:: What you need to do ::
Make an exact copy, from the records below, of the lines from the line containing "Write a Python" to the line containing "0.362, 0.376, 0.391]", both lines included, excluding pictures.

— start of Entries supplied —

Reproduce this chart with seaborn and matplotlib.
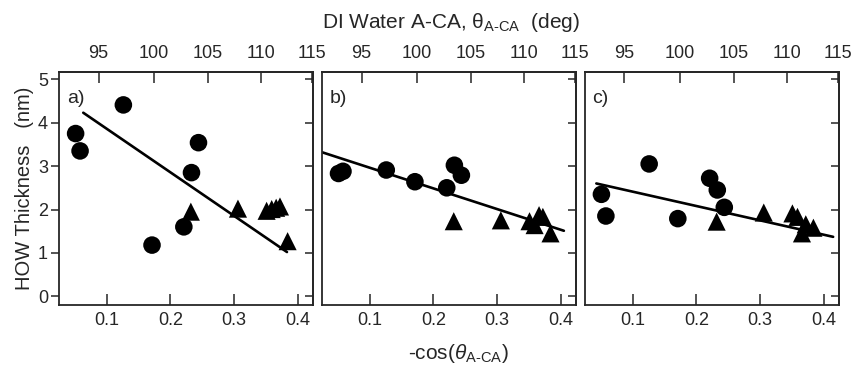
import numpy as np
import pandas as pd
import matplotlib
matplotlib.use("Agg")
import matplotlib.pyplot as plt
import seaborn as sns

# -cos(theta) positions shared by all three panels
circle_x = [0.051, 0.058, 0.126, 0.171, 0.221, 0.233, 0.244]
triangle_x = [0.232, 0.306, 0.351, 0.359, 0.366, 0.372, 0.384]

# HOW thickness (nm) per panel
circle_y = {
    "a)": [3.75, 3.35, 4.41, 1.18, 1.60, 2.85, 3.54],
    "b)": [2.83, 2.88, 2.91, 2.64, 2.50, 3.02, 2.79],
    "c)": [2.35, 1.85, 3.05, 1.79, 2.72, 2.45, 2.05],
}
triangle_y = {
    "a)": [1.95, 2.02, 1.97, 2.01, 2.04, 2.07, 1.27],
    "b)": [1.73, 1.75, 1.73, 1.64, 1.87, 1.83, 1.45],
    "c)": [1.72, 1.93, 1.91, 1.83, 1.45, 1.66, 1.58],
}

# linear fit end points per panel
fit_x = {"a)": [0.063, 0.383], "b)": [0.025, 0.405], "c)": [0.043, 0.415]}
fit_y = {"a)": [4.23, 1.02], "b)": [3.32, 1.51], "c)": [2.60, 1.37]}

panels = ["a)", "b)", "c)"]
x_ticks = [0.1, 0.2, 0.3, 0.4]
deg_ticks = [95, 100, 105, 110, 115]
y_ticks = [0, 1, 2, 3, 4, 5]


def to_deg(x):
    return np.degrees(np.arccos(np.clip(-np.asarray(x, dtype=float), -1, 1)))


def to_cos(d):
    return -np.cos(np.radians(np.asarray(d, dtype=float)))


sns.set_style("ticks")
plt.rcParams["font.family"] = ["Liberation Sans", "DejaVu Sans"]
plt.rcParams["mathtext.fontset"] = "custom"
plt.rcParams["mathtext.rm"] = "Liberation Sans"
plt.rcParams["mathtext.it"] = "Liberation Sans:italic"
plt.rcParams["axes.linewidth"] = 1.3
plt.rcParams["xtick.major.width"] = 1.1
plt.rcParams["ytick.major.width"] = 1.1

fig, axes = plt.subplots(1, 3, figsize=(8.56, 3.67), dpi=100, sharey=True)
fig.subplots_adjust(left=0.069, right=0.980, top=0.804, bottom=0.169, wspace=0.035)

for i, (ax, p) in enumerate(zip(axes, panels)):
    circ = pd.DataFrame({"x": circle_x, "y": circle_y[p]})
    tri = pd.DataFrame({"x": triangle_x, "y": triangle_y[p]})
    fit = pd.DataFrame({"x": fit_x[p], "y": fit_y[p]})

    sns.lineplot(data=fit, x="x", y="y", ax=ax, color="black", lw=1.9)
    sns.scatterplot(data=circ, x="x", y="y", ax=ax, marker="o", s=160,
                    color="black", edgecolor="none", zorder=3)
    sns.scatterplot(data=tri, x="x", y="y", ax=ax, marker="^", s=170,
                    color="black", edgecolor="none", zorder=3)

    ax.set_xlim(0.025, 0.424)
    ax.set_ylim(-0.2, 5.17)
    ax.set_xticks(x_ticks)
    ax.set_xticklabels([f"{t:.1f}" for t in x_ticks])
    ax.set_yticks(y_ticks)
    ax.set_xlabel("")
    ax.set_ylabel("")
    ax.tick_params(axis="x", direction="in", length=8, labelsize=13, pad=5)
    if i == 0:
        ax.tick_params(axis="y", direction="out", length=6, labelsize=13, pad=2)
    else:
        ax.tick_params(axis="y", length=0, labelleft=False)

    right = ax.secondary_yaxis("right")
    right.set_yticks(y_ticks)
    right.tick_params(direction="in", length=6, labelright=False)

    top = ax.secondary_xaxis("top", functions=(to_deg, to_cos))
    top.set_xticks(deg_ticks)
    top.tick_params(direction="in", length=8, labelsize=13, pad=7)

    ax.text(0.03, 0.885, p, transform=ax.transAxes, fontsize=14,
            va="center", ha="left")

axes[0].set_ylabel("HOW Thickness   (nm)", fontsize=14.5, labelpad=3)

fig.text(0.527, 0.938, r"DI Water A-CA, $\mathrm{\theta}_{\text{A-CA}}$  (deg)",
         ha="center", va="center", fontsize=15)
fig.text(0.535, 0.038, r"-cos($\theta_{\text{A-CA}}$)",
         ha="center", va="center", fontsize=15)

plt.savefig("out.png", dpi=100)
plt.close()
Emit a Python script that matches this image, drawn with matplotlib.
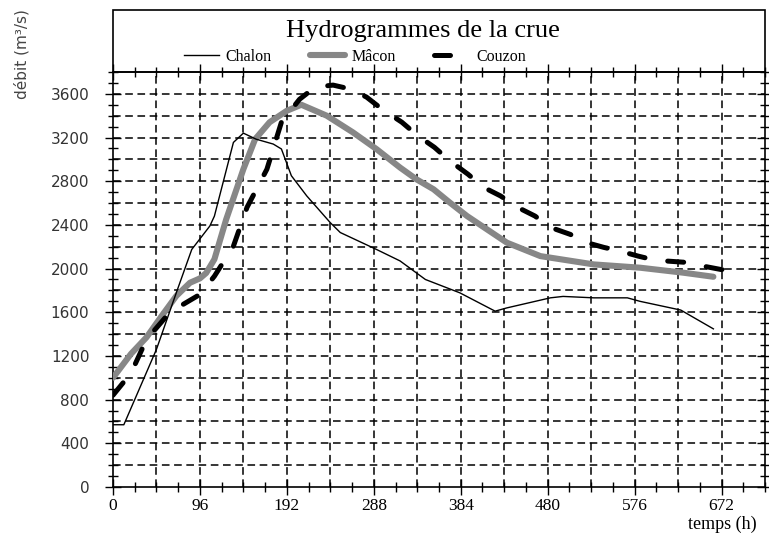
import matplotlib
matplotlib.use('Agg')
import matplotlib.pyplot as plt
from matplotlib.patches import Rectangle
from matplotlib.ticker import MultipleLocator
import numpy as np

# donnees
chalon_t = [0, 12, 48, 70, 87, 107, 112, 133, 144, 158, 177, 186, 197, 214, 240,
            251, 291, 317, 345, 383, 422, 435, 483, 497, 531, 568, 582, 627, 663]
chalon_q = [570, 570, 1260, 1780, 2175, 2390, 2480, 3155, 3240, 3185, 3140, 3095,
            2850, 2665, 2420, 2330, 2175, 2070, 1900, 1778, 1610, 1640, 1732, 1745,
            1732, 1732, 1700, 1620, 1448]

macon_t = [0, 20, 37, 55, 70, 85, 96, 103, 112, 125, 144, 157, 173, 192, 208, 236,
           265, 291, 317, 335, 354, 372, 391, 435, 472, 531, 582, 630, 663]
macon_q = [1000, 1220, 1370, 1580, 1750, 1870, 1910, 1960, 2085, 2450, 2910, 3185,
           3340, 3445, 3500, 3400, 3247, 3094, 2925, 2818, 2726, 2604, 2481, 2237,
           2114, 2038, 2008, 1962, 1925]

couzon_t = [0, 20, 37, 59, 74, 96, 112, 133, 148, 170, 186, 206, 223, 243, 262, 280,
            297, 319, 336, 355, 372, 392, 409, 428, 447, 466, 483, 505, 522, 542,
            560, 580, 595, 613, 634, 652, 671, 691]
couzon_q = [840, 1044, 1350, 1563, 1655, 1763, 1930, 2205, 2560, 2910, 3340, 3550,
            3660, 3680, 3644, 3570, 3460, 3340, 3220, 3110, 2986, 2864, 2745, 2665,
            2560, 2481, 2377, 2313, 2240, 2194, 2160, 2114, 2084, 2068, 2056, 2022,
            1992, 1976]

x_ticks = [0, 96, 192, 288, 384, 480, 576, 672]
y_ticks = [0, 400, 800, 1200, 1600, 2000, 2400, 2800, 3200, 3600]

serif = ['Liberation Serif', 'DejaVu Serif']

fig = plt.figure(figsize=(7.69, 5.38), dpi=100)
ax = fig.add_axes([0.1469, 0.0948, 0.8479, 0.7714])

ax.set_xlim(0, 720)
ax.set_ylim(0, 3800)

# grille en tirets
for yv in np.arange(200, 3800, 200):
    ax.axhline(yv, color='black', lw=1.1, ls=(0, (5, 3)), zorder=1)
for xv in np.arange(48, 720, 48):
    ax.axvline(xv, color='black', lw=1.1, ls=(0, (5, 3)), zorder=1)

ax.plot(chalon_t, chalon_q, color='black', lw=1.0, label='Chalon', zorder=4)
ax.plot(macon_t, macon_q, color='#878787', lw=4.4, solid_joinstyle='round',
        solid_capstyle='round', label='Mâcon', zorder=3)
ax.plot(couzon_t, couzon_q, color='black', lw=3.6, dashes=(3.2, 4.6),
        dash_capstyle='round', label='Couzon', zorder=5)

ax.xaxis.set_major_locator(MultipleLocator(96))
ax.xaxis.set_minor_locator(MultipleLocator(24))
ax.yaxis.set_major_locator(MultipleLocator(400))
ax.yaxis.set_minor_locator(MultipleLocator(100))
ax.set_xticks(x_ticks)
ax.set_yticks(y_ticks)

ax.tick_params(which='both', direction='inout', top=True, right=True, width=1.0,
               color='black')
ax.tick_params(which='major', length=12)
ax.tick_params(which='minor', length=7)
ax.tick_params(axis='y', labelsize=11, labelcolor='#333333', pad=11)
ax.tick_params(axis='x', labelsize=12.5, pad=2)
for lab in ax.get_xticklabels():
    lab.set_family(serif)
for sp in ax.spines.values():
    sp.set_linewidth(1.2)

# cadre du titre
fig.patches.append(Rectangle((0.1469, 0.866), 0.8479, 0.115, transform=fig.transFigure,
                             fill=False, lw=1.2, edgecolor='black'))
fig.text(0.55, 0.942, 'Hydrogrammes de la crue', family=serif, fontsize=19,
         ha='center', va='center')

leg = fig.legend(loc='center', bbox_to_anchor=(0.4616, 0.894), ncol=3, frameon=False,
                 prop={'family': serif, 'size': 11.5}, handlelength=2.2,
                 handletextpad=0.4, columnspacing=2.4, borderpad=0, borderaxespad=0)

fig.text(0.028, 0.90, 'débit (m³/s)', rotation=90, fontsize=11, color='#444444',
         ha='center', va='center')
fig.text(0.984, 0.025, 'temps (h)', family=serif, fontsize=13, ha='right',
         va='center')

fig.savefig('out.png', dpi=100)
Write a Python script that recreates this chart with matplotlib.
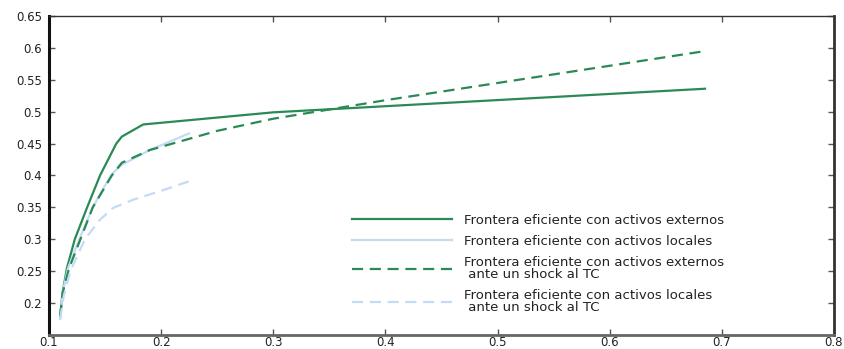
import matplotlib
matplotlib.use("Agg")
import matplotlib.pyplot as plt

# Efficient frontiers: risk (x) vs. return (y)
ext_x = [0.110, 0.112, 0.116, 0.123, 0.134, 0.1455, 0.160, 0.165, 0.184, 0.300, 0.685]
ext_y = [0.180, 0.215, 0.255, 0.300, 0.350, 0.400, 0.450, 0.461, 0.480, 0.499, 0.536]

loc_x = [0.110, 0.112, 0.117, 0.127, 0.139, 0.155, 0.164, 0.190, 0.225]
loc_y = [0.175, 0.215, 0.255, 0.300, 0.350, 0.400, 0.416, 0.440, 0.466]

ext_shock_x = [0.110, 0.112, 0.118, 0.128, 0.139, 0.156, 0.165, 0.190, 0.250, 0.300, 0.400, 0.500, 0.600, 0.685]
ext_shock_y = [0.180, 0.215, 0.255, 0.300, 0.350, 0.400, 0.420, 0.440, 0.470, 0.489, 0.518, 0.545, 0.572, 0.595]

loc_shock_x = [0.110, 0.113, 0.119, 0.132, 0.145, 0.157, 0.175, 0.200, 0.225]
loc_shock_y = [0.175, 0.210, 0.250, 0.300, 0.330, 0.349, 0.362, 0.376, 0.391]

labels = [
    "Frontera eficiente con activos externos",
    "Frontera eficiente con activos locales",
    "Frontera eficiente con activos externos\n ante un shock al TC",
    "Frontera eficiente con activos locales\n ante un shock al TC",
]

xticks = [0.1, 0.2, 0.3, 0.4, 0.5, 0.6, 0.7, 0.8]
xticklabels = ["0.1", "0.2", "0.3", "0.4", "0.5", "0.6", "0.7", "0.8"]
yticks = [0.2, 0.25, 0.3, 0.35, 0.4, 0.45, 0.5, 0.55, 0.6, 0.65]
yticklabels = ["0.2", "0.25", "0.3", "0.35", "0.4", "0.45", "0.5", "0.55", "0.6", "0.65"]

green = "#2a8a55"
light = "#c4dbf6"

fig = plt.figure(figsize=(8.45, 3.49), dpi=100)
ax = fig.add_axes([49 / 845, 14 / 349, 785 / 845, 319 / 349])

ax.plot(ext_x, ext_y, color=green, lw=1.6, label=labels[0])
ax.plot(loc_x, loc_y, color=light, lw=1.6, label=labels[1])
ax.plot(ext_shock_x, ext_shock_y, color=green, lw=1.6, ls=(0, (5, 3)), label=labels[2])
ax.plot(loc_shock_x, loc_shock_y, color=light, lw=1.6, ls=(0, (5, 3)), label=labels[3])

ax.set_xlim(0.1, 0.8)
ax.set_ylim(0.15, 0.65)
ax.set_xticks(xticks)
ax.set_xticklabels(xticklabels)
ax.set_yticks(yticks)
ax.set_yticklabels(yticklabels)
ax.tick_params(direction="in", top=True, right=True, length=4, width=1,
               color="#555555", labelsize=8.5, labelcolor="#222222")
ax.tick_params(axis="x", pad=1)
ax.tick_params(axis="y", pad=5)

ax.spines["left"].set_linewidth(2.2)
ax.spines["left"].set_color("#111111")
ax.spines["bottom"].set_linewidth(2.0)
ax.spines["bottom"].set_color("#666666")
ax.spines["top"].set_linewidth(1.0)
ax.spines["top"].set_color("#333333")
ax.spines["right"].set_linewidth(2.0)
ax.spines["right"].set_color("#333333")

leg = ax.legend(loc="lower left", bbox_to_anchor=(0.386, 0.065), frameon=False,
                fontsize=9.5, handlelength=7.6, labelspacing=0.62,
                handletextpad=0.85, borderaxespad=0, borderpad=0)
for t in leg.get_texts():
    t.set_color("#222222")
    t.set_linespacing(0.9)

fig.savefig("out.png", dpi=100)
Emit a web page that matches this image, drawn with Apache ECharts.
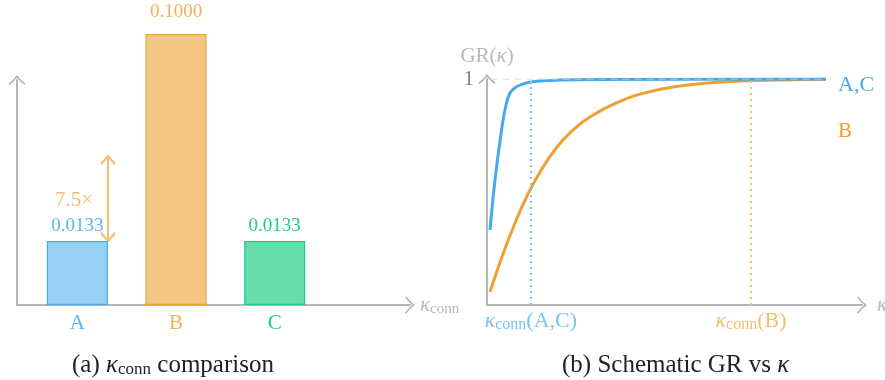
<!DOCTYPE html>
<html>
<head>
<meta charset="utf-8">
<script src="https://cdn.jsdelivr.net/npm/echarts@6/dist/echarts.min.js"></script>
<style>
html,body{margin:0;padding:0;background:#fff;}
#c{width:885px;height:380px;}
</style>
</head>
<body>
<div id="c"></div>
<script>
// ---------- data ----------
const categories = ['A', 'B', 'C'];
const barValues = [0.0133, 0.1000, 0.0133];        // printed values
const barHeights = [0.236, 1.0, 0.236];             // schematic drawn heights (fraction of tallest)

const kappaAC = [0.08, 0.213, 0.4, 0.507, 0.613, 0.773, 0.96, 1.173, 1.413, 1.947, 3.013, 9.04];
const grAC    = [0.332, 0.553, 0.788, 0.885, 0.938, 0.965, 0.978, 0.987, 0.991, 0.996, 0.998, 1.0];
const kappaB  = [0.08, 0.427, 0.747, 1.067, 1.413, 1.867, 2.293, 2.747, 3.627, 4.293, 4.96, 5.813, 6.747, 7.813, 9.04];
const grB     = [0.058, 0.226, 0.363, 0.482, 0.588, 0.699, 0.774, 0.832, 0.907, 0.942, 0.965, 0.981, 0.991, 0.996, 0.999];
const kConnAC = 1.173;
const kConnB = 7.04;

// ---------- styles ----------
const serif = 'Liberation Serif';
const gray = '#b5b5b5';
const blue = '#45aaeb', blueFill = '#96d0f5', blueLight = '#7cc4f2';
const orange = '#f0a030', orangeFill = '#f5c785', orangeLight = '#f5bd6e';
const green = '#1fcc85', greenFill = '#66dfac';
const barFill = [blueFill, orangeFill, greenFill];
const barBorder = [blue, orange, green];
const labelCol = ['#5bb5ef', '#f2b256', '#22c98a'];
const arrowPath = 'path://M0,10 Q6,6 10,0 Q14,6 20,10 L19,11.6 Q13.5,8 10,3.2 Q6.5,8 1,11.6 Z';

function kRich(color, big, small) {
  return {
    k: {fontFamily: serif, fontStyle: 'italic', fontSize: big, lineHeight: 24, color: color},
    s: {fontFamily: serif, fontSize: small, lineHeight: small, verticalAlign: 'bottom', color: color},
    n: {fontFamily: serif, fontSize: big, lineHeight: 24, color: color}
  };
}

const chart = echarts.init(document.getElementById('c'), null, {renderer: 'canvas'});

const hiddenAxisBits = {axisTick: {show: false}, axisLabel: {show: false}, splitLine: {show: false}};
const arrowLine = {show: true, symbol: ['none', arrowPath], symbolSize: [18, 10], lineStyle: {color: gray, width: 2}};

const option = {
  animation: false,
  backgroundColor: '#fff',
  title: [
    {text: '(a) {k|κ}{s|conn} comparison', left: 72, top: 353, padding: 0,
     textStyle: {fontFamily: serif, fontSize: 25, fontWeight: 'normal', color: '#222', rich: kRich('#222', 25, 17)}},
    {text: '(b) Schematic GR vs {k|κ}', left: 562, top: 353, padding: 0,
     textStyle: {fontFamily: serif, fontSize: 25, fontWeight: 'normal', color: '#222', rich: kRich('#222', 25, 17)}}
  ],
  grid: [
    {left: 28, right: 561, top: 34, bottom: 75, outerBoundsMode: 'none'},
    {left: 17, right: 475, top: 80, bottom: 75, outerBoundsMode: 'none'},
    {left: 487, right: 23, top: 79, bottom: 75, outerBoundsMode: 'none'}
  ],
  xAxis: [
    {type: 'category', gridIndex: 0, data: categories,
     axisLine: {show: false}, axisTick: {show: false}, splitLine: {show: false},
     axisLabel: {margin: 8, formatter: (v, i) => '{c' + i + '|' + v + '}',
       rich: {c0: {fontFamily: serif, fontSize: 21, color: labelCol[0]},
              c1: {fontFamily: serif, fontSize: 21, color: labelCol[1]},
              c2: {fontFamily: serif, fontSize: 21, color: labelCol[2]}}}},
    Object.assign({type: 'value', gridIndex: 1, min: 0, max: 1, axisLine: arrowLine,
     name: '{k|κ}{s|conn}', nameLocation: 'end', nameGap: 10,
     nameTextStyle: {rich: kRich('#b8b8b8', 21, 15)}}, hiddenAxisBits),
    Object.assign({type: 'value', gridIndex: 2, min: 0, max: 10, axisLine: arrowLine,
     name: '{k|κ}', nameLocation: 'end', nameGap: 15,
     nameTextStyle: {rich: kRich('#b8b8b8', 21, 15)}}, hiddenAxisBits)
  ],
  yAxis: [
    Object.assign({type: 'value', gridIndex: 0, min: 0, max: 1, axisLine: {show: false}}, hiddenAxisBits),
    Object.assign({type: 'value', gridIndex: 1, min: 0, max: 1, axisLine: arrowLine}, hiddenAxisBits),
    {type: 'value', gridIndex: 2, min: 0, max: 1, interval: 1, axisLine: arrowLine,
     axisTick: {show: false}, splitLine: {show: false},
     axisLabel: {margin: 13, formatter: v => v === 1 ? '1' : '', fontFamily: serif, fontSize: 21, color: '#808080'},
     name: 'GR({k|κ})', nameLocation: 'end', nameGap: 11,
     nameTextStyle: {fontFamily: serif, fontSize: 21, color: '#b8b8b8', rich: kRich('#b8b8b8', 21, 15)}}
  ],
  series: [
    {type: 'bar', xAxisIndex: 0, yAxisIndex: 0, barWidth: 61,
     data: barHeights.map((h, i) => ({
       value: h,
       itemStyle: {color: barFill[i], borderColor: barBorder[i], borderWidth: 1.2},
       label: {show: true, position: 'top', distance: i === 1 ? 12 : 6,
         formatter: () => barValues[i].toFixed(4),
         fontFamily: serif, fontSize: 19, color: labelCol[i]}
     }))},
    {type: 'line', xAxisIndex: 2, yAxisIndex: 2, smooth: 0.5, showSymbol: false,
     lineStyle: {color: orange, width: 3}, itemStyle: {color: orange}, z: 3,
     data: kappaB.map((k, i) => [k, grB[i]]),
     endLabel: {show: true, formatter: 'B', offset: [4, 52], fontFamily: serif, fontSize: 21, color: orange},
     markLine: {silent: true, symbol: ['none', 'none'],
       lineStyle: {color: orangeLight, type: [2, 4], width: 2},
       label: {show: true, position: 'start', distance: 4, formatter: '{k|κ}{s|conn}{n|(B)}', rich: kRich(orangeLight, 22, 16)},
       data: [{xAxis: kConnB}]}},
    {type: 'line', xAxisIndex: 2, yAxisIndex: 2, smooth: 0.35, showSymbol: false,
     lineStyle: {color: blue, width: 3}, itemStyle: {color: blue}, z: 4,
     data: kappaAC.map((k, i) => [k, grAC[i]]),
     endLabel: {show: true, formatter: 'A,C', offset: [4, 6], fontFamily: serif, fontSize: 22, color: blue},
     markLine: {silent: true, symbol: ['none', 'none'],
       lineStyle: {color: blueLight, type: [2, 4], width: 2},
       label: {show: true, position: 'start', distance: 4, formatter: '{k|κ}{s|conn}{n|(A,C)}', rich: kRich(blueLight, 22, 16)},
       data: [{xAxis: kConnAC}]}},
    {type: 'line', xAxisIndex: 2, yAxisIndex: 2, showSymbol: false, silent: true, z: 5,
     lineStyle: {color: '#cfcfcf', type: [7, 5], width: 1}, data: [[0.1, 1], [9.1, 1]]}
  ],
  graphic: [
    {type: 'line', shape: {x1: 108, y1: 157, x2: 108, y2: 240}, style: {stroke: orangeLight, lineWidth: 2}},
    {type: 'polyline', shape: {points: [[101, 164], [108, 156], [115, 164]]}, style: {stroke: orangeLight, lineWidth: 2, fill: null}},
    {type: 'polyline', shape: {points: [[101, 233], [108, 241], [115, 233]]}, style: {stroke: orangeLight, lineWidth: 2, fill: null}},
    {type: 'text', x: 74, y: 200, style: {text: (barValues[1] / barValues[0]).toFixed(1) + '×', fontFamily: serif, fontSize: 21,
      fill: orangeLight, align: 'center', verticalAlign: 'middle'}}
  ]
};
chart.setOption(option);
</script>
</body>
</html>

— end of Entries supplied —

:: Correct answer ::
Write a Python script that recreates this chart with matplotlib.
import matplotlib
matplotlib.use("Agg")
import matplotlib.pyplot as plt

# Efficient frontiers: risk (x) vs. return (y)
ext_x = [0.110, 0.112, 0.116, 0.123, 0.134, 0.1455, 0.160, 0.165, 0.184, 0.300, 0.685]
ext_y = [0.180, 0.215, 0.255, 0.300, 0.350, 0.400, 0.450, 0.461, 0.480, 0.499, 0.536]

loc_x = [0.110, 0.112, 0.117, 0.127, 0.139, 0.155, 0.164, 0.190, 0.225]
loc_y = [0.175, 0.215, 0.255, 0.300, 0.350, 0.400, 0.416, 0.440, 0.466]

ext_shock_x = [0.110, 0.112, 0.118, 0.128, 0.139, 0.156, 0.165, 0.190, 0.250, 0.300, 0.400, 0.500, 0.600, 0.685]
ext_shock_y = [0.180, 0.215, 0.255, 0.300, 0.350, 0.400, 0.420, 0.440, 0.470, 0.489, 0.518, 0.545, 0.572, 0.595]

loc_shock_x = [0.110, 0.113, 0.119, 0.132, 0.145, 0.157, 0.175, 0.200, 0.225]
loc_shock_y = [0.175, 0.210, 0.250, 0.300, 0.330, 0.349, 0.362, 0.376, 0.391]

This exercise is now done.